A collection of seven essays on various aspects of Russian economy, politics and history written by Polish and British scholars. The cautious consensus seems to be that Russia is inevitably marching toward disintegration, what with the increasing ethnic awareness in the republics, increased economic independence of same, and electronic communications enabling citizens to by-pass Moscow in their contacts with each other and the outside world

"Jan Matejko's Sobieski at Vienna," by Danuta Batorska. Monumenti Musei e Gallerie Pontificie: Bollettino. Vol. XV (1995), 285-316.
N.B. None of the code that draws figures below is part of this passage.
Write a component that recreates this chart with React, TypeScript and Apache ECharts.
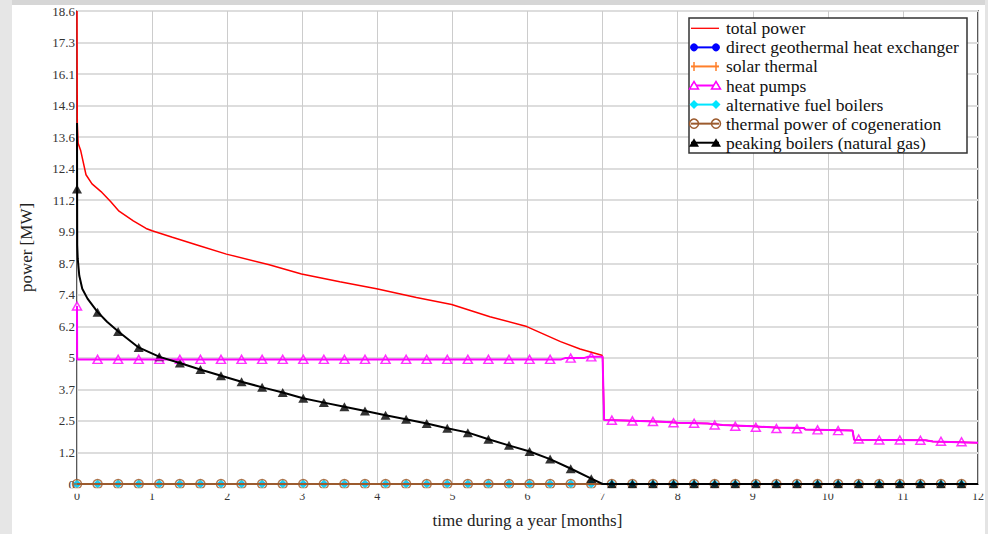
import React, { useEffect, useRef } from "react";
import * as echarts from "echarts";

// ---------- data ----------
const yTickLabels = ["0", "1.2", "2.5", "3.7", "5", "6.2", "7.4", "8.7", "9.9", "11.2", "12.4", "13.6", "14.9", "16.1", "17.3", "18.6"];
const xTickLabels = ["0", "1", "2", "3", "4", "5", "6", "7", "8", "9", "10", "11", "12"];

const seriesNames = [
  "total power",
  "direct geothermal heat exchanger",
  "solar thermal",
  "heat pumps",
  "alternative fuel boilers",
  "thermal power of cogeneration",
  "peaking boilers (natural gas)",
];

// markers every 200 hours (730 h per month)
const markerStepHours = 200;
const hoursPerMonth = 730;

const totalPowerBefore7: [number, number][] = [
  [0, 18.6], [0.004, 14.2], [0.015, 13.4], [0.05, 13.1], [0.12, 12.16], [0.2, 11.8],
  [0.32, 11.5], [0.45, 11.1], [0.56, 10.73], [0.75, 10.35], [0.92, 10.05], [1.0, 9.96],
  [1.27, 9.7], [1.63, 9.37], [1.99, 9.04], [2.56, 8.62], [2.99, 8.26], [3.5, 7.95],
  [3.99, 7.68], [4.52, 7.33], [4.99, 7.06], [5.5, 6.58], [5.99, 6.19], [6.44, 5.6],
  [6.7, 5.31], [6.99, 5.06],
];

const heatPumpsLine: [number, number][] = [
  [0, 7.0], [0.002, 4.9], [6.45, 4.9], [6.5, 4.95], [6.75, 4.95], [6.8, 5.0], [7.0, 5.0],
  [7.02, 2.52], [7.3, 2.5], [7.8, 2.45], [8.0, 2.41], [8.4, 2.38], [8.6, 2.32], [9.0, 2.27],
  [9.3, 2.22], [9.68, 2.2], [9.7, 2.14], [10.33, 2.1], [10.35, 1.74], [11.3, 1.72],
  [11.4, 1.67], [12, 1.62],
];

const peakingLine: [number, number][] = [
  [0, 14.2], [0.003, 9.4], [0.01, 8.85], [0.03, 8.2], [0.07, 7.68], [0.14, 7.29], [0.27, 6.78],
  [0.4, 6.38], [0.55, 6.0], [0.82, 5.37], [1.1, 5.0], [1.37, 4.76], [1.64, 4.5], [1.92, 4.26],
  [2.19, 4.02], [2.47, 3.8], [2.74, 3.6], [3.01, 3.37], [3.29, 3.2], [3.56, 3.04], [3.84, 2.87],
  [4.11, 2.7], [4.38, 2.55], [4.66, 2.38], [4.93, 2.19], [5.21, 2.02], [5.48, 1.76], [5.75, 1.52],
  [6.03, 1.28], [6.3, 0.98], [6.58, 0.6], [6.85, 0.21], [7.0, 0], [12, 0],
];

const zeroLine: [number, number][] = [[0, 0], [12, 0]];

const heatPumpsMarks = [
  7.0, 4.9, 4.9, 4.9, 4.9, 4.9, 4.9, 4.9, 4.9, 4.9, 4.9, 4.9, 4.9, 4.9, 4.9, 4.9, 4.9, 4.9, 4.9, 4.9,
  4.9, 4.9, 4.9, 4.9, 4.95, 5.0, 2.51, 2.48, 2.46, 2.41, 2.39, 2.32, 2.27, 2.23, 2.18, 2.17, 2.13,
  2.1, 1.77, 1.73, 1.73, 1.72, 1.68, 1.66,
];

const peakingMarks = [
  11.6, 6.75, 6.0, 5.37, 5.0, 4.76, 4.5, 4.26, 4.02, 3.8, 3.6, 3.37, 3.2, 3.04, 2.87, 2.7, 2.55,
  2.38, 2.19, 2.02, 1.76, 1.52, 1.28, 0.98, 0.6, 0.21, 0, 0, 0, 0, 0, 0, 0, 0, 0, 0, 0, 0, 0, 0, 0,
  0, 0, 0,
];

const zeroMarks = [
  0, 0, 0, 0, 0, 0, 0, 0, 0, 0, 0, 0, 0, 0, 0, 0, 0, 0, 0, 0, 0, 0, 0, 0, 0, 0, 0, 0, 0, 0, 0, 0, 0,
  0, 0, 0, 0, 0, 0, 0, 0, 0, 0, 0,
];

// ---------- styling ----------
const FONT = "Liberation Serif";
const C = {
  red: "#ff0000",
  blue: "#0000ff",
  orange: "#ff7f2a",
  magenta: "#ff00ff",
  cyan: "#00e5ff",
  brown: "#9c5b2e",
  black: "#000000",
};

const toMarkData = (vals: number[]) =>
  vals.map((v, i) => [(i * markerStepHours) / hoursPerMonth, v]);

const plusPath = "path://M0,5L10,5M5,0L5,10";
const thetaPath = "path://M0,5A5,5 0 1 1 10,5A5,5 0 1 1 0,5ZM0,5L10,5";

function lineSeries(name: string, data: any[], color: string, width: number) {
  return {
    name,
    type: "line",
    data,
    symbol: "none",
    lineStyle: { color, width },
    itemStyle: { color },
    clip: true,
    silent: true,
  };
}

function markSeries(name: string, vals: number[], symbol: string, size: any, itemStyle: any) {
  return {
    name: name + " markers",
    type: "scatter",
    data: toMarkData(vals),
    symbol,
    symbolSize: size,
    itemStyle,
    clip: true,
    silent: true,
  };
}

function legendGraphics() {
  const x0 = 689, y0 = 18, w = 278, h = 135;
  const els: any[] = [
    { type: "rect", shape: { x: x0, y: y0, width: w, height: h }, style: { fill: "#fff", stroke: "#333", lineWidth: 1.5 }, z: 200 },
  ];
  const colors = [C.red, C.blue, C.orange, C.magenta, C.cyan, C.brown, C.black];
  const sx = [694, 716];
  seriesNames.forEach((name, i) => {
    const cy = 28.3 + i * 19.07;
    const col = colors[i];
    els.push({ type: "line", shape: { x1: 691, y1: cy, x2: 719, y2: cy }, style: { stroke: col, lineWidth: i === 0 ? 1.3 : 2 }, z: 201 });
    sx.forEach((cx) => {
      if (i === 1) els.push({ type: "circle", shape: { cx, cy, r: 4 }, style: { fill: col }, z: 202 });
      if (i === 2) {
        els.push({ type: "line", shape: { x1: cx, y1: cy - 4.5, x2: cx, y2: cy + 4.5 }, style: { stroke: col, lineWidth: 1.5 }, z: 202 });
      }
      if (i === 3)
        els.push({ type: "polygon", shape: { points: [[cx - 4.5, cy + 3.5], [cx + 4.5, cy + 3.5], [cx, cy - 4]] }, style: { fill: "#fff", stroke: col, lineWidth: 1.5 }, z: 202 });
      if (i === 4)
        els.push({ type: "polygon", shape: { points: [[cx - 4.5, cy], [cx, cy - 4.5], [cx + 4.5, cy], [cx, cy + 4.5]] }, style: { fill: col }, z: 202 });
      if (i === 5) els.push({ type: "circle", shape: { cx, cy, r: 4.5 }, style: { fill: "none", stroke: col, lineWidth: 1.5 }, z: 202 });
      if (i === 6)
        els.push({ type: "polygon", shape: { points: [[cx - 5, cy + 4], [cx + 5, cy + 4], [cx, cy - 4.5]] }, style: { fill: col }, z: 202 });
    });
    els.push({
      type: "text",
      x: 726,
      y: cy,
      style: { text: name, fill: "#111", fontFamily: FONT, fontSize: 17.5, align: "left", verticalAlign: "middle" },
      z: 202,
    });
  });
  return els;
}

export default function App() {
  const ref = useRef<HTMLDivElement>(null);
  useEffect(() => {
    if (!ref.current) return;
    const chart = echarts.init(ref.current, undefined, { renderer: "svg" });
    const totalPowerLine = totalPowerBefore7.concat(heatPumpsLine.filter((p) => p[0] >= 7));
    const option: any = {
      animation: false,
      backgroundColor: "#ffffff",
      grid: {
        left: 77,
        right: 10,
        top: 11,
        bottom: 47,
        show: true,
        borderColor: "#222",
        borderWidth: 1.5,
        backgroundColor: "#fff",
      },
      xAxis: {
        type: "value",
        min: 0,
        max: 12,
        interval: 1,
        name: "time during a year [months]",
        nameLocation: "middle",
        nameGap: 28,
        nameTextStyle: { fontFamily: FONT, fontSize: 17, color: "#222" },
        axisLine: { show: false },
        axisTick: { show: false },
        axisLabel: {
          margin: 6,
          fontFamily: FONT,
          fontSize: 12,
          color: "#333",
          formatter: (v: number) => xTickLabels[Math.round(v)] ?? "",
        },
        splitLine: { show: true, lineStyle: { color: "#cccccc", width: 1 } },
      },
      yAxis: {
        type: "value",
        min: 0,
        max: 18.6,
        interval: 1.24,
        name: "power [MW]",
        nameLocation: "middle",
        nameGap: 42,
        nameRotate: 90,
        nameTextStyle: { fontFamily: FONT, fontSize: 17, color: "#222" },
        axisLine: { show: false },
        axisTick: { show: false },
        axisLabel: {
          margin: 2,
          fontFamily: FONT,
          fontSize: 13,
          color: "#333",
          formatter: (v: number) => yTickLabels[Math.round(v / 1.24)] ?? "",
        },
        splitLine: { show: true, lineStyle: { color: "#dddddd", width: 2 } },
      },
      series: [
        lineSeries(seriesNames[0], totalPowerLine, C.red, 1.5),
        lineSeries(seriesNames[1], zeroLine, C.blue, 2),
        markSeries(seriesNames[1], zeroMarks, "circle", 6, { color: C.blue }),
        lineSeries(seriesNames[2], zeroLine, C.orange, 2),
        markSeries(seriesNames[2], zeroMarks, plusPath, 9, { color: "none", borderColor: C.orange, borderWidth: 1.5 }),
        lineSeries(seriesNames[3], heatPumpsLine, C.magenta, 2),
        markSeries(seriesNames[3], heatPumpsMarks, "triangle", [9, 8], { color: "#fff", borderColor: C.magenta, borderWidth: 1.5 }),
        lineSeries(seriesNames[4], zeroLine, C.cyan, 2),
        markSeries(seriesNames[4], zeroMarks, "diamond", [9, 9], { color: C.cyan }),
        lineSeries(seriesNames[5], zeroLine, C.brown, 2),
        markSeries(seriesNames[5], zeroMarks, thetaPath, 9, { color: "none", borderColor: C.brown, borderWidth: 1.5 }),
        lineSeries(seriesNames[6], peakingLine, C.black, 2),
        markSeries(seriesNames[6], peakingMarks, "triangle", [10, 9], { color: C.black }),
      ],
      graphic: [
        // mask below the plot bottom so that markers at zero look clipped
        { type: "rect", shape: { x: 60, y: 488.2, width: 925, height: 5.5 }, style: { fill: "#ffffff" }, z: 100, silent: true },
        // page frame
        { type: "rect", shape: { x: 0, y: 0, width: 988, height: 5 }, style: { fill: "#d6d6d6" }, z: 150, silent: true },
        { type: "rect", shape: { x: 0, y: 0, width: 12, height: 534 }, style: { fill: "#e6e6e6" }, z: 150, silent: true },
        { type: "rect", shape: { x: 985, y: 0, width: 3, height: 534 }, style: { fill: "#e4e4e4" }, z: 150, silent: true },
        ...legendGraphics(),
      ],
    };
    chart.setOption(option);
    return () => chart.dispose();
  }, []);
  return (
    <div
      ref={ref}
      style={{ position: "fixed", left: 0, top: 0, width: 988, height: 534, background: "#fff" }}
    />
  );
}
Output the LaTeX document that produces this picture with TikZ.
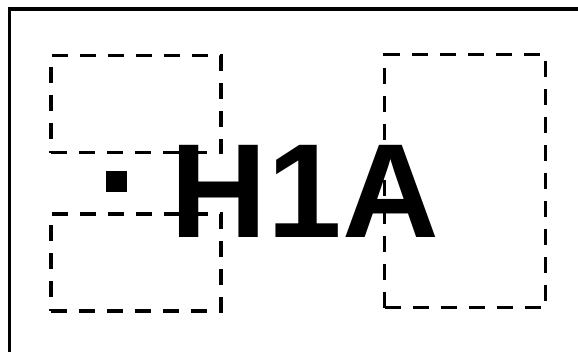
\documentclass[tikz,border=0pt]{standalone}
\usepackage{fontspec}
\setmainfont{Liberation Sans}
\begin{document}
\begin{tikzpicture}[x=1pt,y=-1pt,
  outer/.style={draw=black,line width=3.3pt,line join=miter},
  zone/.style={draw=black,line width=3.3pt,dash pattern=on 16pt off 12pt},
  dot/.style={fill=black,draw=none,minimum size=21pt,inner sep=0pt},
  label/.style={font=\fontsize{134}{134}\selectfont\bfseries,inner sep=0pt,anchor=base}]
\useasboundingbox (0,0) rectangle (578,351);
\draw[outer] (9.5,360) -- (9.5,9) -- (590,9);
\node[zone,draw,minimum width=170pt,minimum height=97pt,inner sep=0pt] (b1) at (136,104) {};
\node[zone,draw,minimum width=170pt,minimum height=97pt,inner sep=0pt] (b2) at (136,262.5) {};
\node[zone,draw,minimum width=161pt,minimum height=253pt,inner sep=0pt] (b3) at (465,181) {};
\node[dot] (sq) at (116.5,181.5) {};
\node[label] (t) at (305,237) {H1A};
\end{tikzpicture}
\end{document}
A detailed and scholarly description of the genesis and artistic process which led to the creation of one of Matejko's greatest paintings, now at the Vatican Galleries. Probably the definitive work on this painting for years to come.

Undue Influence: The Epic Battle for the Johnson & Johnson Fortune, by David Margolick. New York. William Morrow & Co. 1993. 624 pages. Index. Hardcover. $23.00.

In addition to detailing the struggle between Barbara Piasecki Johnson, Seward Johnson's second wife, and his children from the first marriage, this massive volume unselfconsciously displays all the signs of anti-Polish discrimination in the American media. While the Johnson family is given the benefit of full biographies including childhood pictures (they tend to predispose the reader favorably to the persons in question, as well as letting them speak in their own voices), Ms. Piasecki Johnson is made to stand alone, without the benefit of an articulate family, circle of friends, a charming childhood, or first-hand information about the experiences of her youth. If the author cared for parity, he would have taken the trouble to research Ms. Piasecki JohnsonÕs early years. Instead, they are mockingly summarized in a couple of pages. But a trip to Poland to gather fair evidence, an effort to learn the language or to hire a reliable translator, are not what the author in pursuit of a scandalous topic was willing to do. Thus the volume, while pretending to be objective, is by the very nature of evidence presented tilted against Ms. Piasecki Johnson.

With this book as evidence, a prima facie case could be made about the belittling and patronizing attitude which the publishing establishment in this country has toward Poles and Poland. If Ms. Piasecki Johnson were a black woman, writers would not dare treat her with the condescension demonstrated in the book under review. If she were a politically correct feminist, a case would have been made on the pages of the NYT or some other such publication about the author's patronizing of women. The trivialization of the Piasecki family saga under Nazi and Soviet occupation is particularly disgusting. The belittling of Our Lady of Czestochowa in the authorÕs Preface contributes to the impression of bias and prejudice. This tome was written by one of those apparently publicity-greedy journalists who prey on people surpassing them in fame and fortune.

Other Books Received

For Whom There Is No Room: Scenes from the Refugee World, by Eileen Egan. New York - Mahwah, NJ. Paulist Press [997 Macarthur Boulevard, Mahwah, NJ 07430]. 1995. v + 375 pages. Hardcover. $19.95.

The tales of refugee misery all over the world, with some attention paid to East Central Europe. A powerful book, guaranteed to further sensitize people who are open to the needs of others.

Frywolny Prometeusz: szkice i felietony [A Frivolous Prometheus: sketches and columns], by Ryszard Legutko. Krakow. Wydawnictwo Arcana. 1995. 136 pages. Paper. In Polish.